Code that draws figures:
# # # #

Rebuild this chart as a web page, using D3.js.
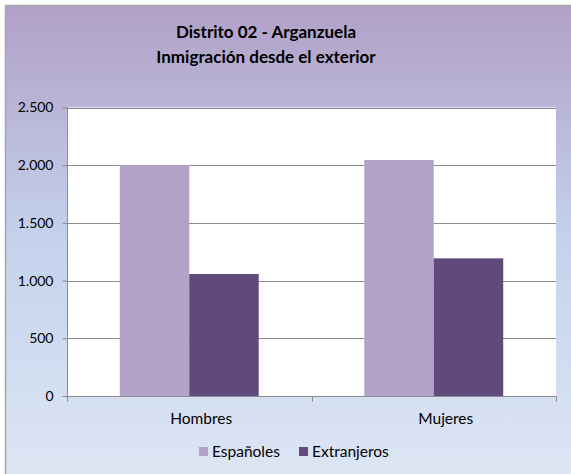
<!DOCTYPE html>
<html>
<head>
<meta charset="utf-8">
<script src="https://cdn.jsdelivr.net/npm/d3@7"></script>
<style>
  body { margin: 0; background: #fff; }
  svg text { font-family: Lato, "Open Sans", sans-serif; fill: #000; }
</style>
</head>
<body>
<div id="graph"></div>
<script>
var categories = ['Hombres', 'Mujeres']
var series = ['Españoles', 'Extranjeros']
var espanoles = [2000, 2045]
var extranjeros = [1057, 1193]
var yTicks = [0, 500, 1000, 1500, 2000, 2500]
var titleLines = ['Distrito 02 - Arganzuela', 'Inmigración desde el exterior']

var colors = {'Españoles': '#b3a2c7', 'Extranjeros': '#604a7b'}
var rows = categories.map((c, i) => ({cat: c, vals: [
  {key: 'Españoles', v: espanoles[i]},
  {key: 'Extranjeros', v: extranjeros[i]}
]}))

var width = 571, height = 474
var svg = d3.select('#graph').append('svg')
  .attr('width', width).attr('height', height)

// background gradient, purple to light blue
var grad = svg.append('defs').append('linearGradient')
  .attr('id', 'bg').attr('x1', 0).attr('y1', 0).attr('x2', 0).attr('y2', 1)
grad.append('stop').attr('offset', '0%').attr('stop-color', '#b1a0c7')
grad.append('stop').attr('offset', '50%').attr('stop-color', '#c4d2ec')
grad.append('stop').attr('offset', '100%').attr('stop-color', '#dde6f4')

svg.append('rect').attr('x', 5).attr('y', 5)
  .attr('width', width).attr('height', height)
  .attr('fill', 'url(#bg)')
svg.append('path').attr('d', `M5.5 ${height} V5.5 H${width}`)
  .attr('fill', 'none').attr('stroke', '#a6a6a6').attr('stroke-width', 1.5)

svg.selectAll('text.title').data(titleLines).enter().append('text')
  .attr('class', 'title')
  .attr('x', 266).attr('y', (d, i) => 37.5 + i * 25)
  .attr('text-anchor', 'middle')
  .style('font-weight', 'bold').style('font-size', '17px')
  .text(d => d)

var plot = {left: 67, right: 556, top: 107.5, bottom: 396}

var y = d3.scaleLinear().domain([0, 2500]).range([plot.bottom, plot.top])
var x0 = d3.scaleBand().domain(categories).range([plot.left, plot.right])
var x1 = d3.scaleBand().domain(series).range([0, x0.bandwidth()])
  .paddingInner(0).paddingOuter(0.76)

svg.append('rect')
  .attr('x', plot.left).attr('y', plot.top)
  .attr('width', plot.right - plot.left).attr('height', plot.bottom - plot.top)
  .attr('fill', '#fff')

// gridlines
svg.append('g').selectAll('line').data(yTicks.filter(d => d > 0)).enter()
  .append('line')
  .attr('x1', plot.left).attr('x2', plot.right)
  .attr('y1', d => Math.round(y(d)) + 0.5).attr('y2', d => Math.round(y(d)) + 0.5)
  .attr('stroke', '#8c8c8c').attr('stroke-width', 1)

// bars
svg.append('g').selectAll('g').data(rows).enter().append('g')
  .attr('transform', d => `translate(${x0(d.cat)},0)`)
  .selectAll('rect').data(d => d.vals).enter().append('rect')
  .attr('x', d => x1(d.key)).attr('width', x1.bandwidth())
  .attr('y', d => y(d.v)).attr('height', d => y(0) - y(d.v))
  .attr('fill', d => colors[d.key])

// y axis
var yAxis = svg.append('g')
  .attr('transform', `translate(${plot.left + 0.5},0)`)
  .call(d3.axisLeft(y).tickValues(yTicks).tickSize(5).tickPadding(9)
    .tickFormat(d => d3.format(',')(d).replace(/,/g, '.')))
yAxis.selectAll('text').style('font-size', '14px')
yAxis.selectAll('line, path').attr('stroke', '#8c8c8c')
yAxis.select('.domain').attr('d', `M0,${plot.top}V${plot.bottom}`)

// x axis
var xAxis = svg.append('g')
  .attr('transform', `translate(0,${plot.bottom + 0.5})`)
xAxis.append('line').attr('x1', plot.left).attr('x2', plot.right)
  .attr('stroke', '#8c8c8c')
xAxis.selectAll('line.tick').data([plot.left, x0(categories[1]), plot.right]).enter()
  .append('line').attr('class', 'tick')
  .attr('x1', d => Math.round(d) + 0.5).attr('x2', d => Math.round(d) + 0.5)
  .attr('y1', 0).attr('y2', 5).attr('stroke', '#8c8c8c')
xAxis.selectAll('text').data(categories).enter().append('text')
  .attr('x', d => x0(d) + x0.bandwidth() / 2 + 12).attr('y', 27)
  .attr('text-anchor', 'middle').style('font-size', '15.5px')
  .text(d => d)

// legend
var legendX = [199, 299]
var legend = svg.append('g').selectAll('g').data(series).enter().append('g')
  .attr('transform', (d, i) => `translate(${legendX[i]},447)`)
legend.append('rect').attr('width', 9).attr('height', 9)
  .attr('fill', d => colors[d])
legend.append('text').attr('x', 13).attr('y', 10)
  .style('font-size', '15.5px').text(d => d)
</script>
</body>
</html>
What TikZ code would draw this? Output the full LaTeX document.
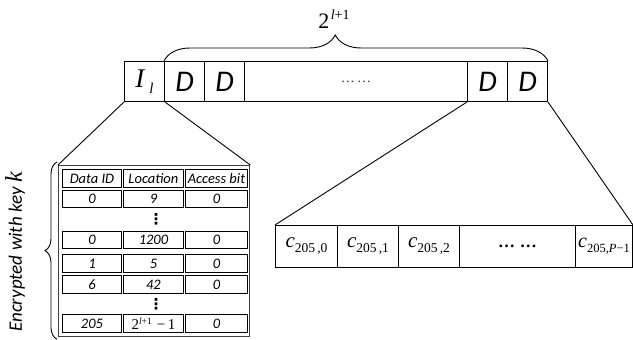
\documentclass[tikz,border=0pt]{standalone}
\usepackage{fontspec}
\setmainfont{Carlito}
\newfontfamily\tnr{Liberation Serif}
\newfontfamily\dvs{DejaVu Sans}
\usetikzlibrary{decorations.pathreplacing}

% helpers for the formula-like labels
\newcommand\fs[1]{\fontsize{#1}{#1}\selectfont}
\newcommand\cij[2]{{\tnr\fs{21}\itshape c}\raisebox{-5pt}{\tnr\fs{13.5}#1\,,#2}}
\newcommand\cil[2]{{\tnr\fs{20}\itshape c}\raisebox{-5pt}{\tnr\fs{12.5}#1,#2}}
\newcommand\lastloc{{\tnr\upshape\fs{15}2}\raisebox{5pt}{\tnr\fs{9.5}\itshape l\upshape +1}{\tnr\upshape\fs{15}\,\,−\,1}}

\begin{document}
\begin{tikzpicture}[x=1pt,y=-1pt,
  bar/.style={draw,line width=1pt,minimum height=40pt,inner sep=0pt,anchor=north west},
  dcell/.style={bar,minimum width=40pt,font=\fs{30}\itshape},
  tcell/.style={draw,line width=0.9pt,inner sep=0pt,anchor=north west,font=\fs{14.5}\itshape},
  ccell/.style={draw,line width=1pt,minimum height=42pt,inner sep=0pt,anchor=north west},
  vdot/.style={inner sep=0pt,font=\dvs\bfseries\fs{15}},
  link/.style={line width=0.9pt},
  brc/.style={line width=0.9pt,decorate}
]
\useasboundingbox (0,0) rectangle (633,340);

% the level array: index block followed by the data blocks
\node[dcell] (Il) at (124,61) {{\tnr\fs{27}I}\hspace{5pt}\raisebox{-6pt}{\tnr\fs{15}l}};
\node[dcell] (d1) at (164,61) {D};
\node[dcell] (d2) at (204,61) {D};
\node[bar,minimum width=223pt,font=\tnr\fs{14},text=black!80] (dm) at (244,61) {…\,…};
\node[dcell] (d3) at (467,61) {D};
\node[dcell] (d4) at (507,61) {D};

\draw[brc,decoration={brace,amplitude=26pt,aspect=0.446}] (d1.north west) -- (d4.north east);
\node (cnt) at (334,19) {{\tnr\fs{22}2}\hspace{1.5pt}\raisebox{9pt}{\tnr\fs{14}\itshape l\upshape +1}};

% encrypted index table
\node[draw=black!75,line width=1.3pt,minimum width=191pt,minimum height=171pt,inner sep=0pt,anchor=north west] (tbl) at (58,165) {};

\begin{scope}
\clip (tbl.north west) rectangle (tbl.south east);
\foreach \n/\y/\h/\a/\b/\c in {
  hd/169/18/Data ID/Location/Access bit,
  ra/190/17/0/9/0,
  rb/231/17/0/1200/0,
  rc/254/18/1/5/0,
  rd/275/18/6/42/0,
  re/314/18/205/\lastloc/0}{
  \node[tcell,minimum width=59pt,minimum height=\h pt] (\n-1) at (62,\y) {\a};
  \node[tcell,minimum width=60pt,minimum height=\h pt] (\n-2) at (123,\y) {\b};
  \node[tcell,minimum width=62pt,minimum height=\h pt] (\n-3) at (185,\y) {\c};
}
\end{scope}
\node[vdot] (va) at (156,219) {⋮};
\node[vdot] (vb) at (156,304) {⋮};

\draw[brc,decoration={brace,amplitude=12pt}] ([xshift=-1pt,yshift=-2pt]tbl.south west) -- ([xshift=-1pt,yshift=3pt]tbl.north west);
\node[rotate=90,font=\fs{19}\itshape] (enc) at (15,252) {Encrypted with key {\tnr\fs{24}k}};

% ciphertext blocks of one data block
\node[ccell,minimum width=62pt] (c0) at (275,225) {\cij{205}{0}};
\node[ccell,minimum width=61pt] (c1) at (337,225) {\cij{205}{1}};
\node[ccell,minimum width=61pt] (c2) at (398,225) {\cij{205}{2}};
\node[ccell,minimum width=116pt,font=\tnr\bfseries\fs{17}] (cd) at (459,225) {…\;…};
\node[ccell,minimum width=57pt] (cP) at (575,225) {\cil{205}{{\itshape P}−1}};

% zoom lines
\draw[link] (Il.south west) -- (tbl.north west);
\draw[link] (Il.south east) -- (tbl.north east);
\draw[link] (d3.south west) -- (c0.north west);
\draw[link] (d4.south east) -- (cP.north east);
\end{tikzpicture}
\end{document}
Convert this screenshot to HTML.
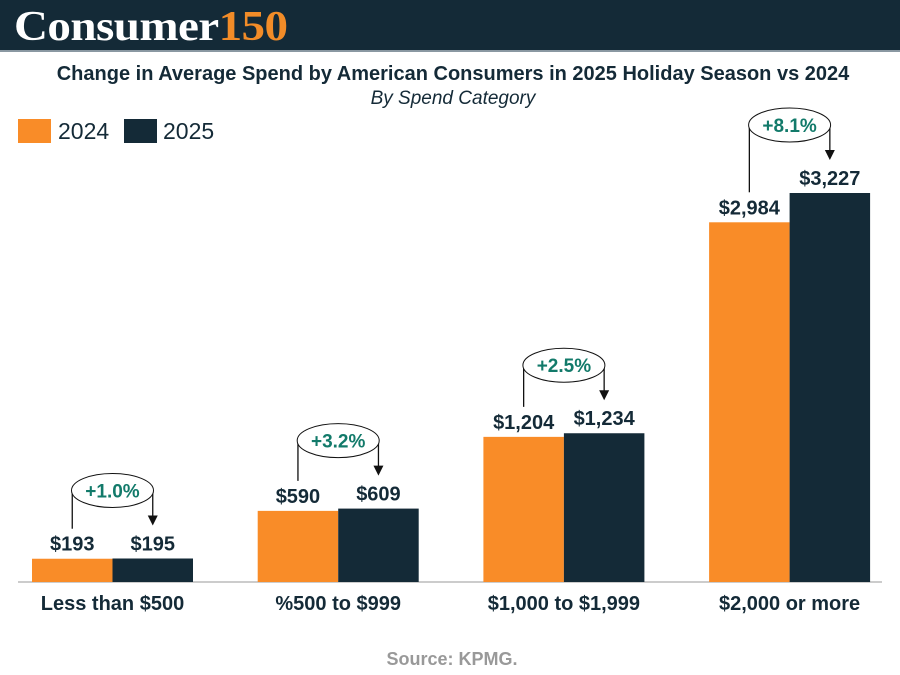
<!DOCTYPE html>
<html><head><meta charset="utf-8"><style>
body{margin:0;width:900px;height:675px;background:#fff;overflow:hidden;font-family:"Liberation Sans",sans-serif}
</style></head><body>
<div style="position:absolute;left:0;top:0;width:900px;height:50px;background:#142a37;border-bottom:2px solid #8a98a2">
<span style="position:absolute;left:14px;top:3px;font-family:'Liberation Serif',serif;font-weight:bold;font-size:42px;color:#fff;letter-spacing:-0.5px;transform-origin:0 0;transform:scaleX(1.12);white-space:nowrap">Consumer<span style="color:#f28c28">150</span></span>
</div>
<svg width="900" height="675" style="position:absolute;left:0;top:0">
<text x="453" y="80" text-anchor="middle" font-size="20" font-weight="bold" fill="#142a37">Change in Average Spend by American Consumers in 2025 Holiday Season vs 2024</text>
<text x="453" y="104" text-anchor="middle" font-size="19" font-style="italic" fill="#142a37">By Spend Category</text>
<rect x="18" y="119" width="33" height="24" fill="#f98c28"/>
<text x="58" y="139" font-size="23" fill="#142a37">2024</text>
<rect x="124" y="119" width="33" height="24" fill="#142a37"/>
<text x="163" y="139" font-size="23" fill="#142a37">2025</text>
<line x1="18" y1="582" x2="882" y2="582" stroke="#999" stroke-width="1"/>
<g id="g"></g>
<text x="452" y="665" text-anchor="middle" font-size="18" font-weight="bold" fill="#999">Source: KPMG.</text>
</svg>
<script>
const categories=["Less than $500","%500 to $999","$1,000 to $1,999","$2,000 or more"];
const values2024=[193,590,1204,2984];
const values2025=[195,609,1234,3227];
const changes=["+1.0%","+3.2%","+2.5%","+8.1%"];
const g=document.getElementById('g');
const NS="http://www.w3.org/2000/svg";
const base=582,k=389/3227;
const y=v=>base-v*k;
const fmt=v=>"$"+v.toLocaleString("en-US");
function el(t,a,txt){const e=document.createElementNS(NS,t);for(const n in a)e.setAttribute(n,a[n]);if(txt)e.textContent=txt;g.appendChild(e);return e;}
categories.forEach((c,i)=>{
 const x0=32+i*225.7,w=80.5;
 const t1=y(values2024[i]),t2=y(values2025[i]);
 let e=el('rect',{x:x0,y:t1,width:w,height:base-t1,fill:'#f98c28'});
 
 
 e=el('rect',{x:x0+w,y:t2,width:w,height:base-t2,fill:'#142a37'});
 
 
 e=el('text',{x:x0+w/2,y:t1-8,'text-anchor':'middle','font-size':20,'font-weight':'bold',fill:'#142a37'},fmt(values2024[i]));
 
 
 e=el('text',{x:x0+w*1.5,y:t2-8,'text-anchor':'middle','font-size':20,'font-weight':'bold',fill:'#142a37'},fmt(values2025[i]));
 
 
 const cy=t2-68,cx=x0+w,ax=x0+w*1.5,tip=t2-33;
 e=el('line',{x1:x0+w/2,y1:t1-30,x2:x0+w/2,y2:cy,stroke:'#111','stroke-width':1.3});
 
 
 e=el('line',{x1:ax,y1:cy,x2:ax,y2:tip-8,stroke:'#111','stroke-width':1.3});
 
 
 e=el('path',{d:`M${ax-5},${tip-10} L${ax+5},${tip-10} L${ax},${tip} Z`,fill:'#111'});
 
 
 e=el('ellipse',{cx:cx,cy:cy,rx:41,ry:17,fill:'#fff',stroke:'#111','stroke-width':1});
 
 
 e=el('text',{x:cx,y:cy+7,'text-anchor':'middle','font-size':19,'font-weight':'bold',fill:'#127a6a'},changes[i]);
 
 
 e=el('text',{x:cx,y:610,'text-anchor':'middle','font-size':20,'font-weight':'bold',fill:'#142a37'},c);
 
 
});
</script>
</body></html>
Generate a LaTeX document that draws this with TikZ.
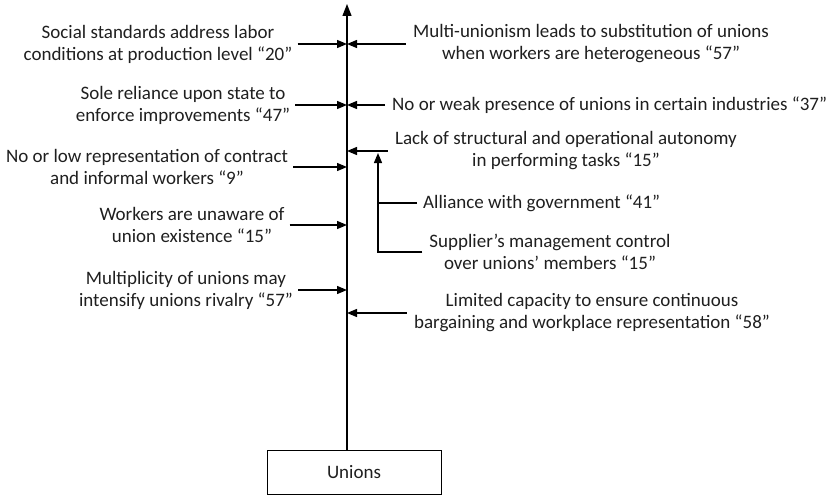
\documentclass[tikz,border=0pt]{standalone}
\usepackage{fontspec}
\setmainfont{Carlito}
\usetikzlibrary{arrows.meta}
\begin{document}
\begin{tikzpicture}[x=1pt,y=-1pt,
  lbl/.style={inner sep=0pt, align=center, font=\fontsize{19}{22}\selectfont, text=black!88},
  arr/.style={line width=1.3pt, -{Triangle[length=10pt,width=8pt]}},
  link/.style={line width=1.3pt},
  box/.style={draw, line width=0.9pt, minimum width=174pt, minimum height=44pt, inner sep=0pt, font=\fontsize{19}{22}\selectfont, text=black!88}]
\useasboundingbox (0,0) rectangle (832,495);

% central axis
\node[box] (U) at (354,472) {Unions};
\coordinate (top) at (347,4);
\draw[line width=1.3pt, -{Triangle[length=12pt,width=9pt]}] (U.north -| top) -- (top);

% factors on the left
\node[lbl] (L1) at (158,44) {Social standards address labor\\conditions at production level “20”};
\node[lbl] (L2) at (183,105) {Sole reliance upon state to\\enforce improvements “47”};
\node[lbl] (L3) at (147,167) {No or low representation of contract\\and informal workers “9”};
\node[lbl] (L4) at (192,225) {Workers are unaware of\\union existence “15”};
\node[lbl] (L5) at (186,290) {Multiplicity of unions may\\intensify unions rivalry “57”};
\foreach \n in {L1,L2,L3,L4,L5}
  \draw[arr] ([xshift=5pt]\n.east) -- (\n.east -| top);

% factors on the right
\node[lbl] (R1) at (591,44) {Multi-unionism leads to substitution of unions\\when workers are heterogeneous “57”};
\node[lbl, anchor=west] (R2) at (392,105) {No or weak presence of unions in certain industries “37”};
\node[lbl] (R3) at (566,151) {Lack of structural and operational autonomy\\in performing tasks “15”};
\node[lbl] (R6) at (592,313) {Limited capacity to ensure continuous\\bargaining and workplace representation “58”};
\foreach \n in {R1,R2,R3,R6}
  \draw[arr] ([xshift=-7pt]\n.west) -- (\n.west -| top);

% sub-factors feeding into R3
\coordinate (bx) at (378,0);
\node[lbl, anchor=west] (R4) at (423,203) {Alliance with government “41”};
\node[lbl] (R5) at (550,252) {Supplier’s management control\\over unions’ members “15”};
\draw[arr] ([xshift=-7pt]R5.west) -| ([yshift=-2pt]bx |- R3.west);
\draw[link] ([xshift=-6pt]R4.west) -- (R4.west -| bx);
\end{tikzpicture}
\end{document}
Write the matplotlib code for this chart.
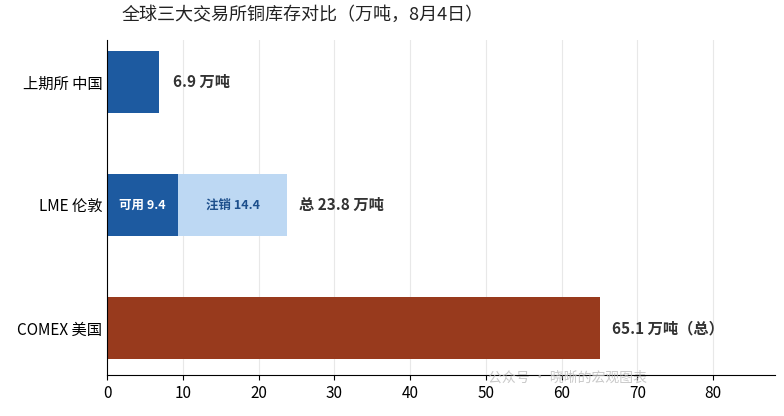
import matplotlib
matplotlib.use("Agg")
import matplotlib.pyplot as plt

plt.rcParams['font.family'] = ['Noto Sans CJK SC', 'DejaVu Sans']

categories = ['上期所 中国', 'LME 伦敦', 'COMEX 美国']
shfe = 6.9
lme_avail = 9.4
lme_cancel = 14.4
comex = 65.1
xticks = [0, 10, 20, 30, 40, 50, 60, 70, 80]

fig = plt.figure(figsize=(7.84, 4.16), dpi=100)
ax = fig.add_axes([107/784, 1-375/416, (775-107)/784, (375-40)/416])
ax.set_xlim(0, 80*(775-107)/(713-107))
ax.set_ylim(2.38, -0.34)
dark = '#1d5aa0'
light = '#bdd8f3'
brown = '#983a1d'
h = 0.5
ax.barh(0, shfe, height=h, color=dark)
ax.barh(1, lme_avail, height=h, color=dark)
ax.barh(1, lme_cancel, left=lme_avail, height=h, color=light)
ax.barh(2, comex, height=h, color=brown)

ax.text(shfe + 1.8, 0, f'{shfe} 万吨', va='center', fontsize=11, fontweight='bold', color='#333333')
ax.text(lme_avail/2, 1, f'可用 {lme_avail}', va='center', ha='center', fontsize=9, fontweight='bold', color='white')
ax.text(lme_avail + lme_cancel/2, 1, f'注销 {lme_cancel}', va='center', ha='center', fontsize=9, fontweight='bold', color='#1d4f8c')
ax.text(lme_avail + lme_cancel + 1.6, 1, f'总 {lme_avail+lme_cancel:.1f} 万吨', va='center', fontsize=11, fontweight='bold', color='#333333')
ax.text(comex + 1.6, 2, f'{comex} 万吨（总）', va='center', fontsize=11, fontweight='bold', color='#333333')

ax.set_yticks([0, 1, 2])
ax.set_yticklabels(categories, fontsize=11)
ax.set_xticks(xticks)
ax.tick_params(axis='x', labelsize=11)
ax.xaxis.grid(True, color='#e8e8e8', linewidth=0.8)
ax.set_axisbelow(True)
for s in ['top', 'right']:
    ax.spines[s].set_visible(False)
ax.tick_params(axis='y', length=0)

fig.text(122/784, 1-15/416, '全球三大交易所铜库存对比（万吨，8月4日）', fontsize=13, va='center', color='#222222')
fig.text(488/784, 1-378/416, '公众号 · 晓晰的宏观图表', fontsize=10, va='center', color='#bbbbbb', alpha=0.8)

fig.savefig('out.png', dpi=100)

# # # #

(Short exercise):
Pictures excluded, give again exactly and only the lines of the material above from the line with "Generate a LaTeX" through the line with "(\n.west -| top);".

(Answer to this problem):
Generate a LaTeX document that draws this with TikZ.
\documentclass[tikz,border=0pt]{standalone}
\usepackage{fontspec}
\setmainfont{Carlito}
\usetikzlibrary{arrows.meta}
\begin{document}
\begin{tikzpicture}[x=1pt,y=-1pt,
  lbl/.style={inner sep=0pt, align=center, font=\fontsize{19}{22}\selectfont, text=black!88},
  arr/.style={line width=1.3pt, -{Triangle[length=10pt,width=8pt]}},
  link/.style={line width=1.3pt},
  box/.style={draw, line width=0.9pt, minimum width=174pt, minimum height=44pt, inner sep=0pt, font=\fontsize{19}{22}\selectfont, text=black!88}]
\useasboundingbox (0,0) rectangle (832,495);

% central axis
\node[box] (U) at (354,472) {Unions};
\coordinate (top) at (347,4);
\draw[line width=1.3pt, -{Triangle[length=12pt,width=9pt]}] (U.north -| top) -- (top);

% factors on the left
\node[lbl] (L1) at (158,44) {Social standards address labor\\conditions at production level “20”};
\node[lbl] (L2) at (183,105) {Sole reliance upon state to\\enforce improvements “47”};
\node[lbl] (L3) at (147,167) {No or low representation of contract\\and informal workers “9”};
\node[lbl] (L4) at (192,225) {Workers are unaware of\\union existence “15”};
\node[lbl] (L5) at (186,290) {Multiplicity of unions may\\intensify unions rivalry “57”};
\foreach \n in {L1,L2,L3,L4,L5}
  \draw[arr] ([xshift=5pt]\n.east) -- (\n.east -| top);

% factors on the right
\node[lbl] (R1) at (591,44) {Multi-unionism leads to substitution of unions\\when workers are heterogeneous “57”};
\node[lbl, anchor=west] (R2) at (392,105) {No or weak presence of unions in certain industries “37”};
\node[lbl] (R3) at (566,151) {Lack of structural and operational autonomy\\in performing tasks “15”};
\node[lbl] (R6) at (592,313) {Limited capacity to ensure continuous\\bargaining and workplace representation “58”};
\foreach \n in {R1,R2,R3,R6}
  \draw[arr] ([xshift=-7pt]\n.west) -- (\n.west -| top);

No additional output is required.